# Remove Vinyl Porch Railing Without Damage



## Guap0_ (Dec 2, 2017)

That's a tall order. It's almost impossible to separate things that have been there for years w/o damage. One time I had to remove some decking. Luckily, it was held with stainless steel screws & it was amazingly easy. I'm sure that will never happen again. Try a few drops of penetrating oil but don't expect a miracle. You might get lucky with caulking the holes. That's about it.


----------



## TeeRiddle (Oct 21, 2014)

The railing is about 3 years old so it should be brittle.

I don't know if removing that "cover" on the end of the rail where it attaches to the post gives access to the screws.
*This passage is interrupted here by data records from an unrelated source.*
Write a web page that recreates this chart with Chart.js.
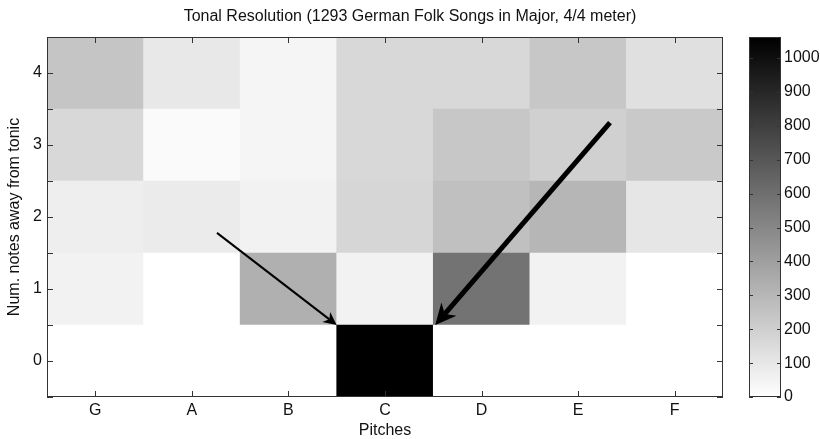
<!DOCTYPE html>
<html>
<head>
<meta charset="utf-8">
<script src="https://cdn.jsdelivr.net/npm/chart.js@4.4.1/dist/chart.umd.min.js"></script>
<style>
  html, body { margin: 0; padding: 0; background: #fff; }
  #wrap { width: 820px; height: 439px; }
</style>
</head>
<body>
<div id="wrap"><canvas id="heat" width="820" height="439"></canvas></div>
<script>
const pitches = ["G", "A", "B", "C", "D", "E", "F"];
const steps = [0, 1, 2, 3, 4];

// song counts per step away from the tonic (one array per row), columns follow pitches
const countsStep0 = [0, 0, 0, 1062, 0, 0, 0];
const countsStep1 = [54, 0, 329, 54, 583, 54, 0];
const countsStep2 = [71, 83, 54, 171, 262, 304, 104];
const countsStep3 = [162, 21, 42, 162, 233, 196, 225];
const countsStep4 = [242, 96, 42, 162, 162, 235, 129];
const colorbarTicks = [0, 100, 200, 300, 400, 500, 600, 700, 800, 900, 1000];

// annotation arrows, in data units (pitch index, step)
const arrowFrom = [[1.26, 1.78], [5.33, 3.31]];
const arrowTo = [[2.5, 0.5], [3.52, 0.5]];
const arrowWidth = [2, 5];

const rows = [countsStep0, countsStep1, countsStep2, countsStep3, countsStep4];
const vmax = Math.max(...rows.flat());

const FONT = "'Liberation Sans', Arial, sans-serif";
const SIZE = 16;
const INK = "#111";
const AXIS = "#333";

function shade(v) {
  const g = Math.round(255 * (1 - v / vmax));
  return `rgb(${g},${g},${g})`;
}

// scale paddings from tick labels would shrink the plot; the frame is fixed instead
function noPad(s) {
  s.paddingTop = 0;
  s.paddingBottom = 0;
  s.paddingLeft = 0;
  s.paddingRight = 0;
}

const datasets = steps.map((s, r) => ({
  label: "step " + s,
  data: pitches.map(() => [s - 0.5, s + 0.5]),
  backgroundColor: rows[r].map(shade),
  borderWidth: 0,
  barPercentage: 1,
  categoryPercentage: 1,
  grouped: false,
}));

function drawArrow(ctx, x0, y0, x1, y1, w) {
  const ang = Math.atan2(y1 - y0, x1 - x0);
  const len = 8 + w * 2.6;
  const half = 4 + w * 1.2;
  const bx = x1 - len * Math.cos(ang);
  const by = y1 - len * Math.sin(ang);
  const nx = x1 - len * 0.7 * Math.cos(ang);
  const ny = y1 - len * 0.7 * Math.sin(ang);
  ctx.save();
  ctx.strokeStyle = "#000";
  ctx.fillStyle = "#000";
  ctx.lineWidth = w;
  ctx.lineCap = "butt";
  ctx.beginPath();
  ctx.moveTo(x0, y0);
  ctx.lineTo(nx, ny);
  ctx.stroke();
  ctx.beginPath();
  ctx.moveTo(x1, y1);
  ctx.lineTo(bx + half * Math.sin(ang), by - half * Math.cos(ang));
  ctx.lineTo(nx, ny);
  ctx.lineTo(bx - half * Math.sin(ang), by + half * Math.cos(ang));
  ctx.closePath();
  ctx.fill();
  ctx.restore();
}

const framePlugin = {
  id: "frame",
  afterDatasetsDraw(chart) {
    const { ctx, chartArea: a, scales } = chart;
    const x = scales.x, y = scales.y, cb = scales.cb;

    // axes box with inward ticks
    ctx.save();
    ctx.strokeStyle = AXIS;
    ctx.lineWidth = 1;
    ctx.strokeRect(a.left + 0.5, a.top + 0.5, a.right - a.left - 1, a.bottom - a.top - 1);
    ctx.beginPath();
    x.ticks.forEach((t, i) => {
      const px = Math.round(x.getPixelForTick(i)) + 0.5;
      ctx.moveTo(px, a.bottom); ctx.lineTo(px, a.bottom - 6);
      ctx.moveTo(px, a.top); ctx.lineTo(px, a.top + 6);
    });
    y.ticks.forEach((t, i) => {
      const py = Math.round(y.getPixelForTick(i)) + 0.5;
      ctx.moveTo(a.left, py); ctx.lineTo(a.left + 6, py);
      ctx.moveTo(a.right, py); ctx.lineTo(a.right - 6, py);
    });
    ctx.stroke();

    // colorbar
    const cbLeft = 749, cbRight = 781;
    const top = cb.getPixelForValue(vmax), bottom = cb.getPixelForValue(0);
    const grad = ctx.createLinearGradient(0, bottom, 0, top);
    grad.addColorStop(0, shade(0));
    grad.addColorStop(1, shade(vmax));
    ctx.fillStyle = grad;
    ctx.fillRect(cbLeft, top, cbRight - cbLeft, bottom - top);
    ctx.strokeRect(cbLeft + 0.5, top + 0.5, cbRight - cbLeft - 1, bottom - top - 1);
    ctx.beginPath();
    colorbarTicks.forEach(v => {
      const py = Math.round(cb.getPixelForValue(v)) + 0.5;
      ctx.moveTo(cbLeft, py); ctx.lineTo(cbLeft + 4, py);
      ctx.moveTo(cbRight, py); ctx.lineTo(cbRight - 4, py);
    });
    ctx.stroke();
    ctx.restore();

    arrowFrom.forEach((f, i) => {
      const t = arrowTo[i];
      drawArrow(ctx,
        x.getPixelForValue(f[0]), y.getPixelForValue(f[1]),
        x.getPixelForValue(t[0]), y.getPixelForValue(t[1]),
        arrowWidth[i]);
    });
  },
};

new Chart(document.getElementById("heat"), {
  type: "bar",
  data: { labels: pitches, datasets },
  options: {
    responsive: false,
    animation: false,
    layout: { padding: 0 },
    plugins: {
      legend: { display: false },
      tooltip: { enabled: false },
      title: {
        display: true,
        text: "Tonal Resolution (1293 German Folk Songs in Major, 4/4 meter)",
        color: INK,
        font: { family: FONT, size: SIZE, weight: "normal" },
        padding: { top: 7.4, bottom: 10.4 },
      },
    },
    scales: {
      x: {
        offset: true,
        grid: { display: false, drawTicks: false },
        border: { display: false },
        ticks: { color: INK, font: { family: FONT, size: SIZE }, padding: 4.4 },
        title: { display: true, text: "Pitches", color: INK, font: { family: FONT, size: SIZE }, padding: { top: 0, bottom: -1 } },
        afterFit(s) { s.height = 42; noPad(s); },
      },
      y: {
        min: -0.5,
        max: 4.5,
        grid: { display: false, drawTicks: false },
        border: { display: false },
        ticks: {
          stepSize: 0.5,
          autoSkip: false,
          color: INK,
          font: { family: FONT, size: SIZE },
          padding: 5,
          callback: v => (Number.isInteger(v) ? v : ""),
        },
        title: { display: true, text: "Num. notes away from tonic", color: INK, font: { family: FONT, size: SIZE }, padding: { top: 5.4, bottom: 0 } },
        afterFit(s) { s.width = 47; noPad(s); },
      },
      cb: {
        type: "linear",
        position: "right",
        min: 0,
        max: vmax,
        grid: { display: false, drawTicks: false },
        border: { display: false },
        afterBuildTicks(s) { s.ticks = colorbarTicks.map(v => ({ value: v })); },
        ticks: { color: INK, font: { family: FONT, size: SIZE }, padding: 61, callback: v => String(v) },
        afterFit(s) { s.width = 97; noPad(s); },
      },
    },
  },
  plugins: [framePlugin],
});
</script>
</body>
</html>
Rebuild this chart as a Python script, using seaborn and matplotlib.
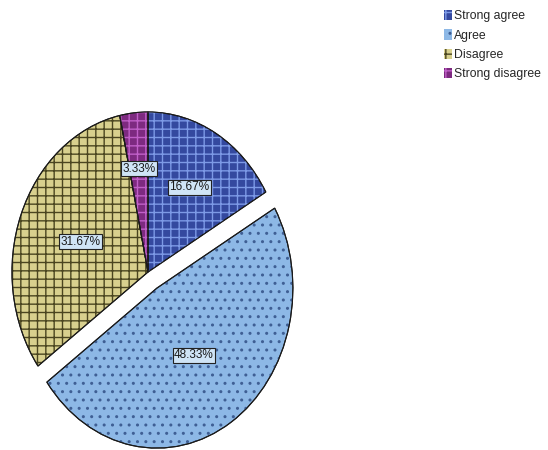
import numpy as np
import matplotlib
matplotlib.use("Agg")
import matplotlib.pyplot as plt
import seaborn as sns
from matplotlib.patches import Wedge, Patch

categories = ["Strong agree", "Agree", "Disagree", "Strong disagree"]
percent = [16.67, 48.33, 31.67, 3.33]
pct_labels = ["16.67%", "48.33%", "31.67%", "3.33%"]

sns.set_theme(style="white")
plt.rcParams['font.family'] = ['Liberation Sans', 'DejaVu Sans']
plt.rcParams['hatch.linewidth'] = 1.0

colors = ["#34499f", "#8db8e6", "#d8d08e", "#7d2a80"]
hatch_colors = ["#7d9ae6", "#3f5f94", "#4a4520", "#c060c8"]
hatches = ["++", "..", "++", "++"]
explode = [0, 0.12, 0, 0]
label_r = [0.61, 0.50, 0.53, 0.65]

fig = plt.figure(figsize=(5.48, 4.5), dpi=100)
ax = fig.add_axes([0, 0, 1, 1])

wedges, _ = ax.pie(percent, explode=explode, colors=colors, startangle=90,
                   counterclock=False,
                   wedgeprops=dict(edgecolor="#1a1a1a", linewidth=0.8))
ax.set_aspect('auto')
# centre at pixel (148, 272), radius 136 px horizontally, 160 px vertically
ax.set_xlim(-148 / 136, (548 - 148) / 136)
ax.set_ylim(-178 / 160, (450 - 178) / 160)
ax.axis('off')

for w, h, hc in zip(wedges, hatches, hatch_colors):
    ov = Wedge(w.center, w.r, w.theta1, w.theta2, fill=False, hatch=h,
               edgecolor=hc, linewidth=0)
    ax.add_patch(ov)
    w.set_zorder(1)
    ov.set_zorder(2)
    outline = Wedge(w.center, w.r, w.theta1, w.theta2, fill=False,
                    edgecolor="#1a1a1a", linewidth=0.8, zorder=3)
    ax.add_patch(outline)

total = sum(percent)
start = 90.0
for w, v, lab, r in zip(wedges, percent, pct_labels, label_r):
    span = 360.0 * v / total
    mid = np.deg2rad(start - span / 2)
    cx, cy = w.center
    ax.text(cx + r * np.cos(mid), cy + r * np.sin(mid), lab,
            ha='center', va='center', fontsize=8.5, color="#1a1a1a", zorder=5,
            bbox=dict(boxstyle='square,pad=0.12', facecolor="#cfe4f6",
                      edgecolor="#222222", linewidth=0.8))
    start -= span

handles = [Patch(facecolor=c, edgecolor=hc, hatch=h, linewidth=0)
           for c, hc, h in zip(colors, hatch_colors, hatches)]
fig.legend(handles, categories, loc='upper left',
           bbox_to_anchor=(444 / 548, 1 - 10 / 450), frameon=False,
           fontsize=8.8, handlelength=0.68, handleheight=0.9,
           handletextpad=0.1, labelspacing=0.58, borderpad=0,
           borderaxespad=0)

fig.savefig("out.png", dpi=100)
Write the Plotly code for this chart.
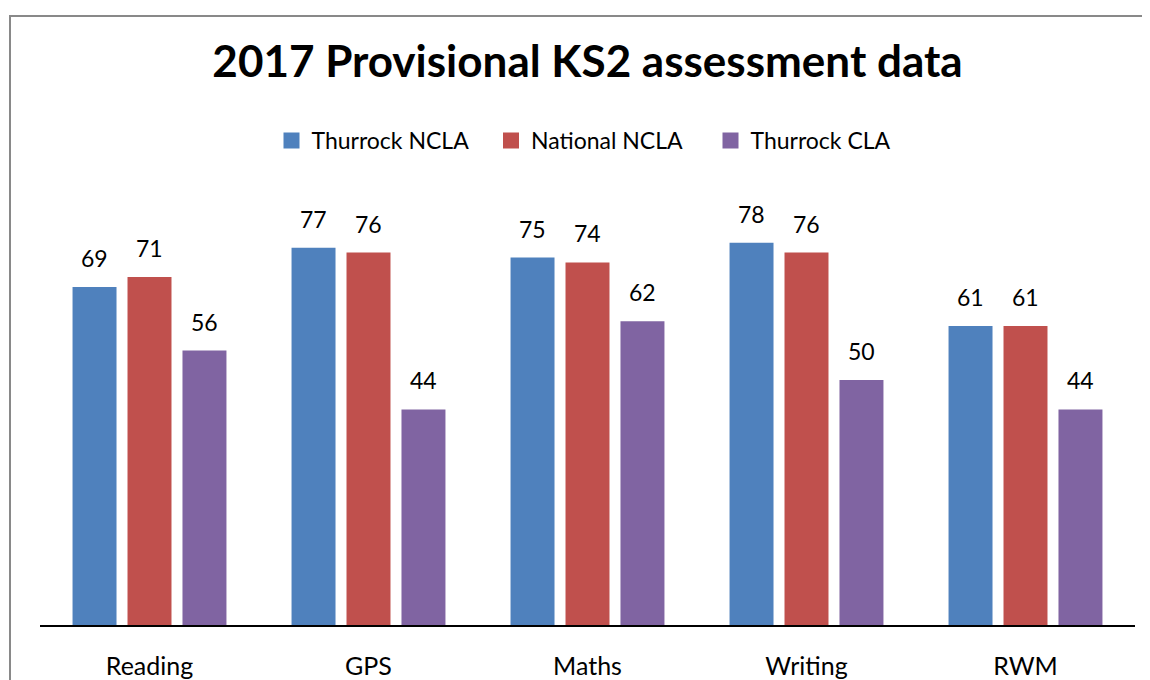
import plotly.graph_objects as go

categories = ["Reading", "GPS", "Maths", "Writing", "RWM"]
thurrock_ncla = [69, 77, 75, 78, 61]
national_ncla = [71, 76, 74, 76, 61]
thurrock_cla = [56, 44, 62, 50, 44]
series_names = ["Thurrock NCLA", "National NCLA", "Thurrock CLA"]
colors = ["#4F81BD", "#C0504D", "#8064A2"]

FONT = "Lato, Carlito, Calibri, sans-serif"
series = [thurrock_ncla, national_ncla, thurrock_cla]

# page body has an 8px default margin; lay out in figure coords offset by it
OFF = 8
L, T = 40 - OFF, 184 - OFF
PW, PH = 1095, 441
W, H = 1150, 680
R = W - L - PW
B = H - T - PH

fig = go.Figure()
for name, vals, col in zip(series_names, series, colors):
    fig.add_trace(go.Bar(x=categories, y=vals, name=name, marker_color=col,
                         marker_line_width=0, showlegend=False, legendgroup=name))
# legend entries with larger square swatches
for name, col in zip(series_names, colors):
    fig.add_trace(go.Scatter(x=[None], y=[None], mode="markers", name=name,
                             legendgroup=name,
                             marker=dict(symbol="square", size=16, color=col,
                                         line=dict(width=0))))

annotations = []
shifts = [-55, 0, 55]
for vals, sh in zip(series, shifts):
    for c, v in zip(categories, vals):
        annotations.append(dict(x=c, y=v, text=str(v), showarrow=False,
                                xshift=sh, yshift=13, yanchor="bottom",
                                font=dict(family=FONT, size=23, color="#000")))

fig.update_layout(
    width=W, height=H,
    margin=dict(l=L, r=R, t=T, b=B, autoexpand=False),
    paper_bgcolor="white", plot_bgcolor="white",
    barmode="group", bargap=0.247, bargroupgap=0.2,
    title=dict(text="<b>2017 Provisional KS2 assessment data</b>",
               x=0.5, xref="paper", xanchor="center", y=1 - (62 - OFF)/H, yanchor="middle",
               font=dict(family=FONT, size=44, color="#000")),
    legend=dict(orientation="h", x=0.5 + 13.5/PW, xanchor="center", xref="paper",
                y=1 + (184-140.5)/PH, yanchor="middle", yref="paper",
                font=dict(family=FONT, size=23, color="#000"),
                itemwidth=30, tracegroupgap=0, entrywidth=174.5,
                itemsizing="trace", itemclick=False, itemdoubleclick=False),
    xaxis=dict(showline=True, linecolor="#000", linewidth=2, ticks="",
               tickfont=dict(family=FONT, size=25, color="#000"),
               showgrid=False, zeroline=False, ticklabelstandoff=18, automargin=False,
               categoryorder="array", categoryarray=categories),
    yaxis=dict(range=[0, 90], visible=False, showgrid=False, zeroline=False, automargin=False),
    annotations=annotations,
    shapes=[dict(type="rect", xref="paper", yref="paper",
                 x0=(10-40)/PW, x1=(1170-40)/PW,
                 y0=-0.3, y1=(625-16)/PH,
                 line=dict(color="#898989", width=2), fillcolor="rgba(0,0,0,0)",
                 layer="below")],
    showlegend=True,
)
fig.write_html("out.html")
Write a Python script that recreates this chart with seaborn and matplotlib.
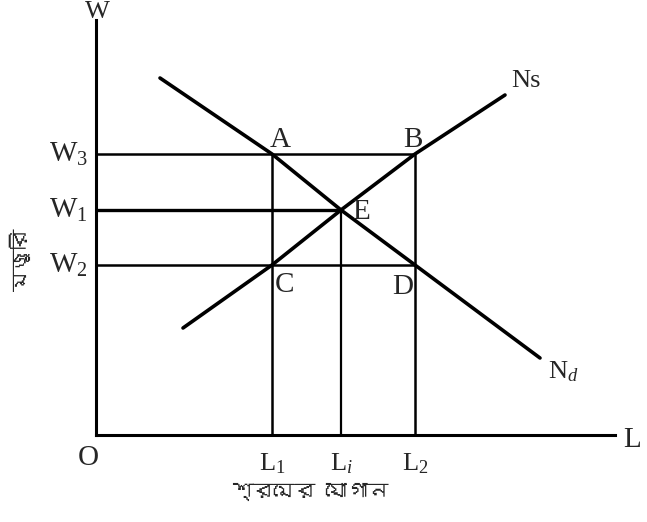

Just not sure how this went together and don't know the manufacturer.

Just wondered if anyone was familiar with this type of railing system.

Thanks!


----------



## Gregsoldtruck79 (Dec 21, 2017)

I have never installed PVC railing but it cannot be rocket science. I would say the installer slipped the endcap on the railing after it was cut to length. Set the rail in place and then either screwed the rail to the post or used brackets and then, slid the endcap in place against the post. 

Unclip that small lever on the bottom and see if the endcap, with the help of a flat blade screwdriver, will pry back way from the post...revealing the rail attachment. Be easy prying though.


----------



## Guap0_ (Dec 2, 2017)

It could be that the screws are under the porch. Look there first.


----------